BD – Diferente do que acontece com os paulistanos, poucos nomes da cena mineira têm destaque aqui no Rio. Você poderia comentar um pouco sobre ela?

Pedro Morais - Bom, em Minas há vários músicos e bandas super bacanas. Uma delas é o Transmissor, o som dos caras é bem legal, tem uma influência de Beatles, Cake... É leve e Pop. Outro nome é o Graveola e o Lixo Polifônico. Eles têm uma pegada tropicalista  e uma maneira debochada e muito pessoal de fazer música. Indico também os meninos do Falcatrua. Eles são uma banda que já estão a alguns anos na estrada e mandam um rock super autêntico, bem feito. Tem outra banda de Minas que é a Dead Lover's Twisted Heart. É meio punk e tem uma proposta bem diferente. Há Também a Érika Machado que é super original e é uma queridinha de lá. É uma artista interessante pela maneira desapegada de fazer música, de um jeito meio confessional... Bem, com certeza estou esquecendo de muita gente, lá em Minas tem muitos outros nomes ótimos.

BD - Os cariocas queixam-se muito da falta de lugares para tocar. Como é em Belo Horizonte?

Pedro Morais - Em BH está acontecendo algo muito legal que é uma espécie de frente coletiva, uma força onde todos colaboram em prol de um mesmo objeto. Vários músicos estão tocando uns com os outros e participando de pequenos festivais criados por produtores que se dedicam ao seu trabalho e que acham importante a participação do maior número de artistas dos mais diferentes gêneros. Estamos conseguindo criar festivais em Belo Horizonte que privilegiam a diversidade. Isso acontece, é claro, graças à força dos artistas e produtores. Há uma pressão política inclusive, em cima dos órgãos públicos de fomento de cultura. Isso contribui para a construção de uma cena musical mineira e, de certa forma, cria um público. Existe em BH um pessoal que realmente busca novidades, que não é dependente da cultura de massa. Ele está por aí, procurando novos sons na Internet, trocando informações em redes sociais...  A cena musical mineira é um reflexo disso tudo. Existe a vontade dos artistas em produzir e dos produtores em privilegiar a cena local. Não sei como é aqui no Rio. Eu venho muito pouco para cá, mas em BH a cena é muito forte. Conseguimos construí-la através de projetos. Fazemos shows com freqüência e o público lota. O jornal Estado de Minas colabora muito conosco. Nesta semana, um amigo baixista que tem um trio de jazz lançou um DVD gravado em um lugar pequeno, o Café com Letras. Ele saiu na capa do caderno de cultura, com uma foto gigante! A imprensa é generosa com a gente. Também tem a Rede Minas que é uma TV estatal e que em sua grade tem inúmeros programas que privilegiam a cultura da região. A Rádio Inconfidência, por sua vez, toca somente música brasileira. É a regra. E eles tocam absolutamente tudo. Assim as coisas vão caminhando e a cena vai sendo construída. 

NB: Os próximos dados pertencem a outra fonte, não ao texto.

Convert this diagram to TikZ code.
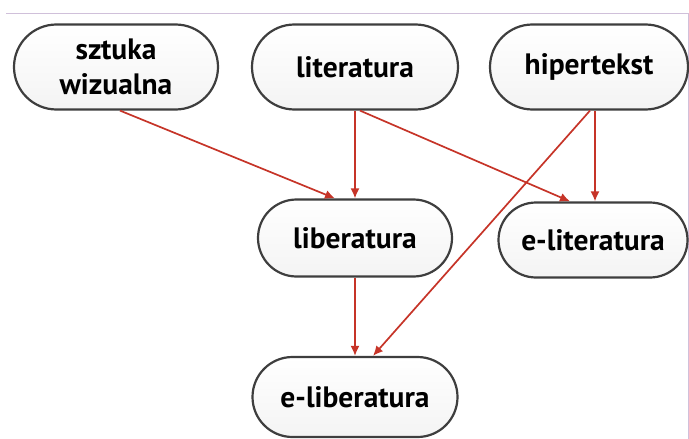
\documentclass[tikz,border=0pt]{standalone}
\usepackage{fontspec}
\setmainfont{PT Sans}
\usetikzlibrary{shapes.misc}
\usetikzlibrary{arrows.meta}
\definecolor{edgered}{RGB}{198,52,40}
\definecolor{framelil}{RGB}{208,192,218}
\definecolor{borderg}{RGB}{62,62,62}
\tikzset{
    pill/.style = {rounded rectangle, line width=2.2pt, draw=borderg, align=center, top color=white, bottom color=gray!9, font=\bfseries\fontsize{29.5}{35}\selectfont, inner sep=0pt},
    edger/.style = {-{Latex[length=10pt,width=9pt]}, line width=1.7pt, edgered},
    frameline/.style = {line width=0.9pt, framelil}
}
\begin{document}
\begin{tikzpicture}[x=1pt,y=-1pt]
\useasboundingbox (0,0) rectangle (689,439);
%
\coordinate (ftl) at (6,13);
\coordinate (ftr) at (688,13);
\coordinate (fbr) at (688,439);
\draw[frameline] (ftl) -- (ftr) -- (fbr);
%
\node[pill, minimum width=204pt, minimum height=85pt] at (116,67) (szt) {sztuka\\wizualna};
\node[pill, minimum width=206pt, minimum height=85pt] at (355,67) (lit) {literatura};
\node[pill, minimum width=198pt, minimum height=85pt] at (589,67) (hip) {hipertekst};
\node[pill, minimum width=194pt, minimum height=77pt] at (355,238) (lib) {liberatura};
\node[pill, minimum width=189pt, minimum height=75pt] at (593,240) (elit) {e-literatura};
\node[pill, minimum width=205pt, minimum height=80pt] at (355,397) (elib) {e-liberatura};
%
\draw[edger] ([xshift=4pt]szt.south) -- ([xshift=-20pt]lib.north);
\draw[edger] (lit.south) -- (lib.north);
\draw[edger] ([xshift=5pt]lit.south) -- ([xshift=-23pt]elit.north);
\draw[edger] ([xshift=6pt]hip.south) -- ([xshift=2pt]elit.north);
\draw[edger] ([xshift=1pt]hip.south) -- ([xshift=18pt]elib.north);
\draw[edger] (lib.south) -- (elib.north);
\end{tikzpicture}
\end{document}
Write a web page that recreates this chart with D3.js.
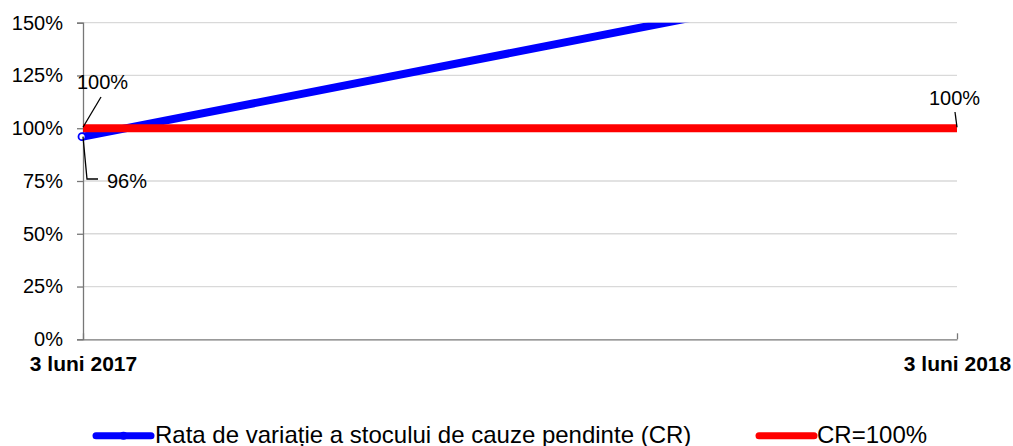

comentários - para entender onde pisa o chão

  1. Anônimo :

    Gostei bastante da reportagem! Texto muito bem escrito. Entrevista bastante interessante. Fico muito feliz em ver que a cena musical brasileira não está completamente perdida. Temos muita coisa ruim sendo passada através da música ultimamente; sei que sempre tivemos, mas atualmente tem sido pior. A ideia midialísta sempre foi vender. E com o tempo, passaram a vender coisas descartáveis, mas fáceis de se escutar, tocar e cantar. E exatamente por isso, não podemos ceder à essa força que infelizmente é muito grande. Tem muita coisa ruim? Sim, fato. Tem muita coisa boa? Sim, quem procura acha. Parabéns pelo trabalho!